We estimate the number $N(x)$ of integer solutions to $a^2+b^2+c^2+d^2\leq x$ as $x\rightarrow\infty$. On one hand, this is the number of lattice points inside the the $4$-ball of radius $\sqrt{x}$, which has volume $\frac{1}{2}\pi^2x^2$, hence $N(x)=\frac{\pi^2}{2}x^2+O(x^{3/2})$.
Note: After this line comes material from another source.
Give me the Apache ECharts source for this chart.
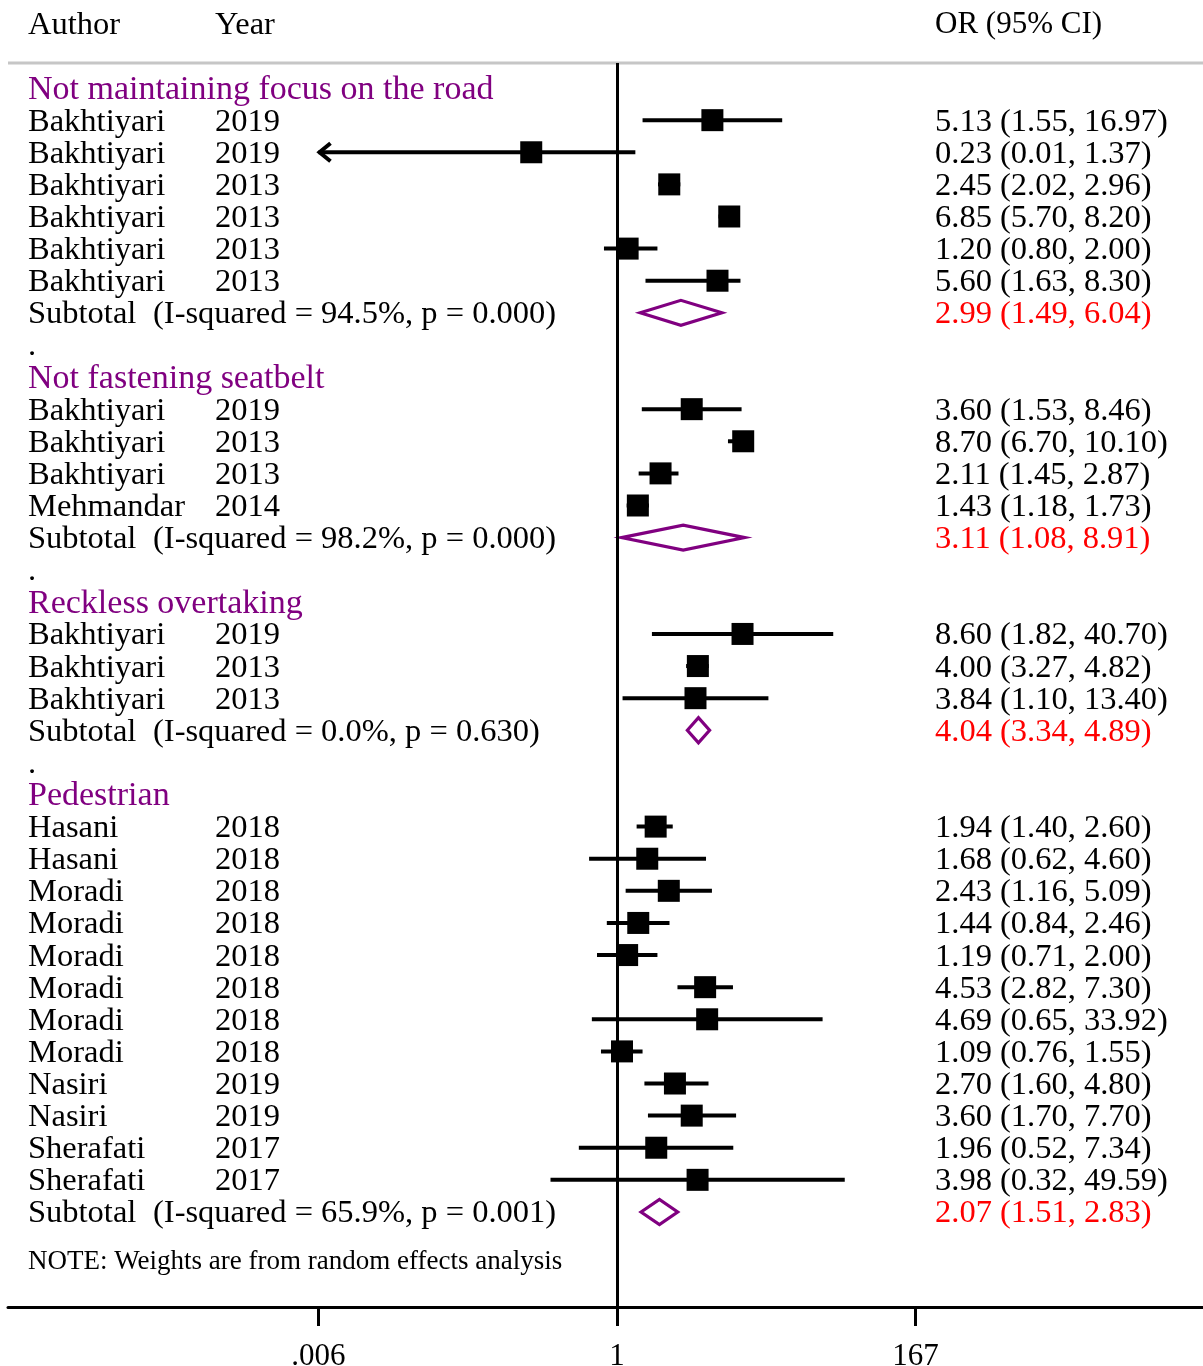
<!DOCTYPE html>
<html><head><meta charset="utf-8">
<script src="https://cdn.jsdelivr.net/npm/echarts@6/dist/echarts.min.js"></script>
<style>html,body{margin:0;padding:0;background:#fff}#chart{width:1203px;height:1366px}</style>
</head><body><div id="chart"></div>
<script>
// ---------------- DATA ----------------
const groupNames = ['Not maintaining focus on the road', 'Not fastening seatbelt', 'Reckless overtaking', 'Pedestrian'];
const studyGroup  = [0, 0, 0, 0, 0, 0, 1, 1, 1, 1, 2, 2, 2, 3, 3, 3, 3, 3, 3, 3, 3, 3, 3, 3, 3];
const studyAuthor = ['Bakhtiyari', 'Bakhtiyari', 'Bakhtiyari', 'Bakhtiyari', 'Bakhtiyari', 'Bakhtiyari',
                     'Bakhtiyari', 'Bakhtiyari', 'Bakhtiyari', 'Mehmandar',
                     'Bakhtiyari', 'Bakhtiyari', 'Bakhtiyari',
                     'Hasani', 'Hasani', 'Moradi', 'Moradi', 'Moradi', 'Moradi', 'Moradi', 'Moradi', 'Nasiri', 'Nasiri', 'Sherafati', 'Sherafati'];
const studyYear   = [2019, 2019, 2013, 2013, 2013, 2013,
                     2019, 2013, 2013, 2014,
                     2019, 2013, 2013,
                     2018, 2018, 2018, 2018, 2018, 2018, 2018, 2018, 2019, 2019, 2017, 2017];
const studyOR     = [5.13, 0.23, 2.45, 6.85, 1.20, 5.60,
                     3.60, 8.70, 2.11, 1.43,
                     8.60, 4.00, 3.84,
                     1.94, 1.68, 2.43, 1.44, 1.19, 4.53, 4.69, 1.09, 2.70, 3.60, 1.96, 3.98];
const studyLower  = [1.55, 0.0054, 2.02, 5.70, 0.80, 1.63,
                     1.53, 6.70, 1.45, 1.18,
                     1.82, 3.27, 1.10,
                     1.40, 0.62, 1.16, 0.84, 0.71, 2.82, 0.65, 0.76, 1.60, 1.70, 0.52, 0.32];
const studyUpper  = [16.97, 1.37, 2.96, 8.20, 2.00, 8.30,
                     8.46, 10.10, 2.87, 1.73,
                     40.70, 4.82, 13.40,
                     2.60, 4.60, 5.09, 2.46, 2.00, 7.30, 33.92, 1.55, 4.80, 7.70, 7.34, 49.59];
const subtotalOR    = [2.99, 3.11, 4.04, 2.07];
const subtotalLower = [1.49, 1.08, 3.34, 1.51];
const subtotalUpper = [6.04, 8.91, 4.89, 2.83];
const subtotalI2    = ['94.5%', '98.2%', '0.0%', '65.9%'];
const subtotalP     = ['0.000', '0.000', '0.630', '0.001'];
const tickValues = [0.006, 1, 167];
const tickLabels = ['.006', '1', '167'];
const noteText = 'NOTE: Weights are from random effects analysis';
const headerTexts = ['Author', 'Year', 'OR (95% CI)'];

// ---------------- LAYOUT / STYLE ----------------
const FONT = '"Liberation Serif", serif';
const FS = 32.5;
const FS_GROUP = 34;
const FS_NOTE = 27;
const PURPLE = '#800080';
const RED = '#ff0000';
const TEXT_DY = 2;
const X_MIN_LOG = -4.533, X_MAX_LOG = 4.362;
const clipLow = Math.log10(tickValues[0]), clipHigh = Math.log10(tickValues[tickValues.length - 1]);
const COL_AUTHOR = 28, COL_YEAR = 215, COL_ISQ = 153, COL_CI = 935;

// build rows
const rows = [];
groupNames.forEach((name, g) => {
  rows.push({ type: 'header', g });
  studyGroup.forEach((sg, i) => { if (sg === g) rows.push({ type: 'study', i }); });
  rows.push({ type: 'subtotal', g });
  if (g < groupNames.length - 1) rows.push({ type: 'dot' });
});
rows.forEach((r, k) => { r.row = k; });
const noteRow = rows.length + 0.5;

const fmt = v => v.toFixed(2);
const ciText = (o, l, u) => fmt(o) + ' (' + fmt(l) + ', ' + fmt(u) + ')';

const studyData = [];
const diamondData = [];
rows.forEach(r => {
  if (r.type === 'study') {
    const i = r.i;
    const lo = Math.log10(studyLower[i]), hi = Math.log10(studyUpper[i]);
    studyData.push([Math.log10(studyOR[i]), r.row, Math.max(lo, clipLow), Math.min(hi, clipHigh), lo < clipLow ? 1 : 0, hi > clipHigh ? 1 : 0]);
  } else if (r.type === 'subtotal') {
    const g = r.g;
    diamondData.push([Math.log10(subtotalOR[g]), r.row, Math.log10(subtotalLower[g]), Math.log10(subtotalUpper[g])]);
  }
});
const textData = rows.map(r => [0, r.row]);
textData.push([0, noteRow]);

function txt(x, y, str, color, size) {
  return { type: 'text', x: x, y: y + TEXT_DY, style: { text: str, fill: color || '#000', font: (size || FS) + 'px ' + FONT, align: 'left', verticalAlign: 'middle' } };
}

const chart = echarts.init(document.getElementById('chart'), null, { renderer: 'canvas' });
chart.setOption({
  backgroundColor: '#fff',
  animation: false,
  grid: { left: 8, right: 0, top: 63, bottom: 59, containLabel: false, outerBoundsMode: 'none' },
  xAxis: {
    type: 'value', min: X_MIN_LOG, max: X_MAX_LOG,
    splitLine: { show: false },
    axisLine: { show: true, onZero: false, lineStyle: { color: '#000', width: 3 } },
    axisTick: { show: true, customValues: tickValues.map(v => Math.log10(v)), length: 19, lineStyle: { color: '#000', width: 3 } },
    axisLabel: {
      show: true, customValues: tickValues.map(v => Math.log10(v)), margin: 34,
      fontFamily: FONT, fontSize: 31, color: '#000',
      formatter: function (v) {
        let best = 0, bd = Infinity;
        tickValues.forEach((t, k) => { const d = Math.abs(Math.log10(t) - v); if (d < bd) { bd = d; best = k; } });
        return tickLabels[best];
      }
    }
  },
  yAxis: { type: 'value', min: -0.78, max: 37.96, inverse: true, show: false, splitLine: { show: false } },
  graphic: [
    { type: 'line', shape: { x1: 8, y1: 63, x2: 1203, y2: 63 }, style: { stroke: '#c6c6c6', lineWidth: 3 }, z: 1 },
    { type: 'text', x: COL_AUTHOR, y: 25, style: { text: headerTexts[0], font: FS + 'px ' + FONT, fill: '#000', verticalAlign: 'middle' } },
    { type: 'text', x: COL_YEAR, y: 25, style: { text: headerTexts[1], font: FS + 'px ' + FONT, fill: '#000', verticalAlign: 'middle' } },
    { type: 'text', x: COL_CI, y: 25, style: { text: headerTexts[2], font: '31px ' + FONT, fill: '#000', verticalAlign: 'middle' } }
  ],
  series: [
    {
      type: 'custom', name: 'ref', clip: false, data: [[0, 0]],
      renderItem: function () { return { type: 'group', children: [] }; },
      markLine: { silent: true, symbol: 'none', label: { show: false }, lineStyle: { color: '#000', width: 3, type: 'solid' }, data: [{ xAxis: 0 }] }
    },
    {
      type: 'custom', name: 'studies', clip: false, data: studyData, z: 3,
      renderItem: function (params, api) {
        const y = api.coord([0, api.value(1)])[1];
        const cx = api.coord([api.value(0), api.value(1)])[0];
        const lx = api.coord([api.value(2), api.value(1)])[0];
        const hx = api.coord([api.value(3), api.value(1)])[0];
        const S = 22;
        const ch = [
          { type: 'line', shape: { x1: lx, y1: y, x2: hx, y2: y }, style: { stroke: '#000', lineWidth: 4 } },
          { type: 'rect', shape: { x: cx - S / 2, y: y - S / 2, width: S, height: S }, style: { fill: '#000' } }
        ];
        if (api.value(4)) ch.push({ type: 'polyline', shape: { points: [[lx + 12, y - 9], [lx + 1, y], [lx + 12, y + 9]] }, style: { stroke: '#000', fill: 'none', lineWidth: 4 } });
        if (api.value(5)) ch.push({ type: 'polyline', shape: { points: [[hx - 12, y - 9], [hx - 1, y], [hx - 12, y + 9]] }, style: { stroke: '#000', fill: 'none', lineWidth: 4 } });
        return { type: 'group', children: ch };
      }
    },
    {
      type: 'custom', name: 'subtotals', clip: false, data: diamondData, z: 3,
      renderItem: function (params, api) {
        const y = api.coord([0, api.value(1)])[1];
        const cx = api.coord([api.value(0), api.value(1)])[0];
        const lx = api.coord([api.value(2), api.value(1)])[0];
        const hx = api.coord([api.value(3), api.value(1)])[0];
        const H = 12.5;
        return { type: 'polygon', shape: { points: [[lx, y], [cx, y - H], [hx, y], [cx, y + H]] }, style: { fill: 'none', stroke: PURPLE, lineWidth: 3.2 } };
      }
    },
    {
      type: 'custom', name: 'texts', clip: false, data: textData, z: 4,
      renderItem: function (params, api) {
        const y = api.coord([0, api.value(1)])[1];
        const r = rows[params.dataIndex];
        if (!r) return { type: 'group', children: [txt(COL_AUTHOR, y, noteText, '#000', FS_NOTE)] };
        if (r.type === 'header') return { type: 'group', children: [txt(COL_AUTHOR, y, groupNames[r.g], PURPLE, FS_GROUP)] };
        if (r.type === 'dot') return { type: 'group', children: [txt(COL_AUTHOR, y, '.', '#000')] };
        if (r.type === 'study') {
          const i = r.i;
          return { type: 'group', children: [
            txt(COL_AUTHOR, y, studyAuthor[i]),
            txt(COL_YEAR, y, String(studyYear[i])),
            txt(COL_CI, y, ciText(studyOR[i], studyLower[i], studyUpper[i]))
          ] };
        }
        const g = r.g;
        return { type: 'group', children: [
          txt(COL_AUTHOR, y, 'Subtotal'),
          txt(COL_ISQ, y, '(I-squared = ' + subtotalI2[g] + ', p = ' + subtotalP[g] + ')'),
          txt(COL_CI, y, ciText(subtotalOR[g], subtotalLower[g], subtotalUpper[g]), RED)
        ] };
      }
    }
  ]
});
</script></body></html>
On the other hand, let $r_4(n)$ be the number of solutions to $a^2+b^2+c^2+d^2=n$. Following the derivation in the book by Iwaniec-Kowalski, by Jacobi's four-square identity we can write $$N(x)=\sum_{n\leq x}r_4(n)=8\sum_{m\leq x}(2+(-1)^m)\sum_{dm\leq x,d\text{ odd}} d \\ =8\sum_{m\leq x}(2+(-1)^m)\left(\frac{x^2}{4m^2}+O\left(\frac{x}{m}\right)\right)\\ =2x^2\sum_{m\leq x}(2+(-1)^m)m^{-2}+O(x\log x)\\ =3x^2\zeta(2)+O(x\log x)$$ (I have copied the steps as they were in the book, it's a neat exercise to justify every transition). In particular, we have $$\zeta(2)=\lim\limits_{x\rightarrow\infty}\frac{N(x)}{3x^2}=\frac{\pi^2}{6}.$$

See evaluations of Riemann Zeta Function $\zeta(2)=\sum_{n=1}^\infty\frac{1}{n^2}$ in mathworld.wolfram.com and a solution by in D. P. Giesy in Mathematics Magazine:

D. P. Giesy, Still another elementary proof that $\sum_{n=1}^\infty \frac{1}{n^2}=\frac{\pi^2}{6}$, Math. Mag. 45 (1972) 148–149.

Unfortunately I did not get a link to this article. But there is a link to a note from Robin Chapman seems to me a variation of proof's Giesy.